US regulator gives green light for first-ever drug for severe frostbite

HQ Team

February 16, 2024: The U.S. Food and Drug Administration (FDA) has approved the first-ever drug, iloprost, to treat severe frostbite in adults, which will reduce the risk of amputations. The drug will be sold under the brand name Aurlumyn by Eicos Sciences Inc

“This approval provides patients with the first-ever treatment option for severe frostbite,” said Norman Stockbridge, M.D., Ph.D., director of the Division of Cardiology and Nephrology in the FDA’s Center for Drug Evaluation and Research. “Having this new option provides physicians with a tool that will help prevent the lifechanging amputation of one’s frostbitten fingers or toes.”

Frostbite can happen when a person is exposed to extremely cold temperatures. It leads to a loss of feeling in the areas it affects, usually extremities such as the nose, ears, cheeks, chin, fingers, and toes. Frostbite can permanently damage the body, and severe cases can lead to amputation 

Iloprost, the active ingredient in Aurlumyn, prevents blood from clotting and improves blood circulation.

Drug efficacy

In a controlled trial 47 adults with severe frostbite were placed in three random groups, and each was treated with aspirin by vein and standard of care. Group 1 received iloprost for 6 hours daily for up to 8 days. The two other groups received other medications unapproved for frostbite, given with iloprost (Group 2) or without iloprost (Group 3). 
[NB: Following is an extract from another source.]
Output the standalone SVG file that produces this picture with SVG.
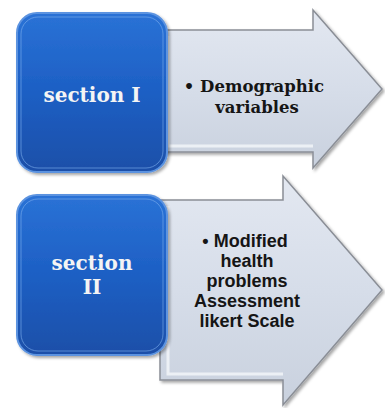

After a week, the efficacy of iloprost was measured with a bonescan to predict the need for amputation.

The group that received iloprost alone saw 0% need for amputatuion (none out of 16) compared to 19% (3 out of 16) and 60% in Group 2 and 3 (9 out of 15), respectively. 

The presence of the bone scan abnormality was significantly lower in the two groups receiving iloprost. A followup was done on patients who needed an amputation later on. The results were in consonance with the bone scan findings.

Side effects

According to the researchers, the most common side effects of Aurlumyn include headache, flushing, heart palpitations, fast heart rate, nausea, vomiting, dizziness, and hypotension (low blood pressure). 

Aurlumyn received Priority Review and Orphan Drug designations for this indication.

Iloprost was originally approved in 2004 for the treatment of pulmonary arterial hypertension.